Two ordinances were passed this week by City Council. Both will affect the Venice homeless and their possessions in parks and city areas. Both ordinances will become effective early July when Mayor Eric Garcetti signs them and they are published.

Basically, both ordinances define bulky items and establish that they may be removed and destroyed without prior notice.

    Bulky item or Bulky items means any item, with the exception of a tent, that is too large to fit in one of the City’s 60-gallon trash containers with the lid closed, including but not limited to a mattress, couch, chair or other furniture or appliance.

    A tent is considered a bulky item, unless permitted, in a park area and will be removed and destroyed. A tent in a public area must be there only from 9 pm to 6 am. Other than those hours it will be in violation.

Personal property placed in a public area for 24 hours or more shall be considered stored and subject to removal. In addition it cannot be temporarily moved and put back on a regular basis.

    Moving Personal Property to another location in a Public Area or returning Personal Property to the same block on a daily or regular basis shall not be considered to be removing the Personal Property from a Public Area. The City may remove and impound such Stored Personal Property after providing 24-hour written notice.

Both ordinances define that notification of personal property removal will be 24 hours rather than the present 72 hours.

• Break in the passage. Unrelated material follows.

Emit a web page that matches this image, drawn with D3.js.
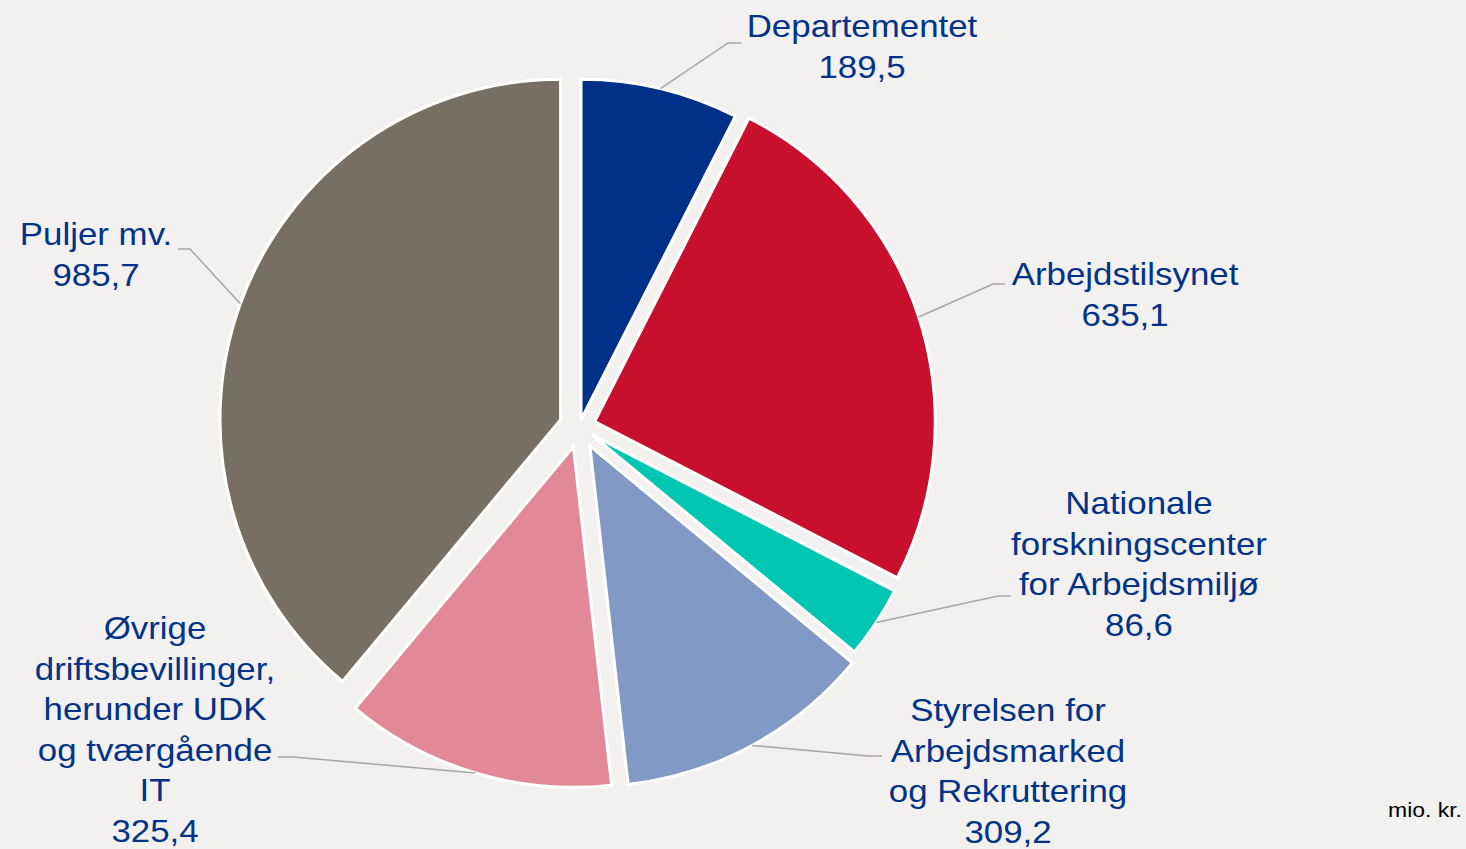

Personal items remaining after 24 hours will be removed to storage at a designated place for 90 days as they presently are.

This ordinance, amending subsections B and I of Section 63.44 of Chapter VI of Los Angeles Municipal Code (LAMC), will restrict the possession of non-permitted bulky items and tents, and prohibit storage of personal property within the limits of any park, including a Park consisting of beaches and water recreation areas. All City parks will be affected, as will Venice Beach Park, which also includes Ocean Front Walk.

This ordinance, which repeals and replaces Section 56.11, Article 6, Chapter V of LAMC, will prohibit the storage of personal property in public areas.

Trees are County’s; Will Address in October

Beach Foliage

Trees belong to County. It is settled. Last week there was discussion as to whether the trees growing on the beach side of the jetty belonged to City or County. Carol Baker, division chief, community and marketing services for Department of Beaches and Harbors said she would look into it and get back to Update. This she did.

“The trees are in an area maintained by our Department and are the result of windblown seeds,” wrote Baker. “We’ve included them in the Marina’s tree inventory and will address them — likely by pruning or removal — when the bird-nesting season is over in October, and we have environmental clearance to proceed.

“If there’s an obvious nuisance-level issue that arises between now and the end of nesting season, we’ll address it.”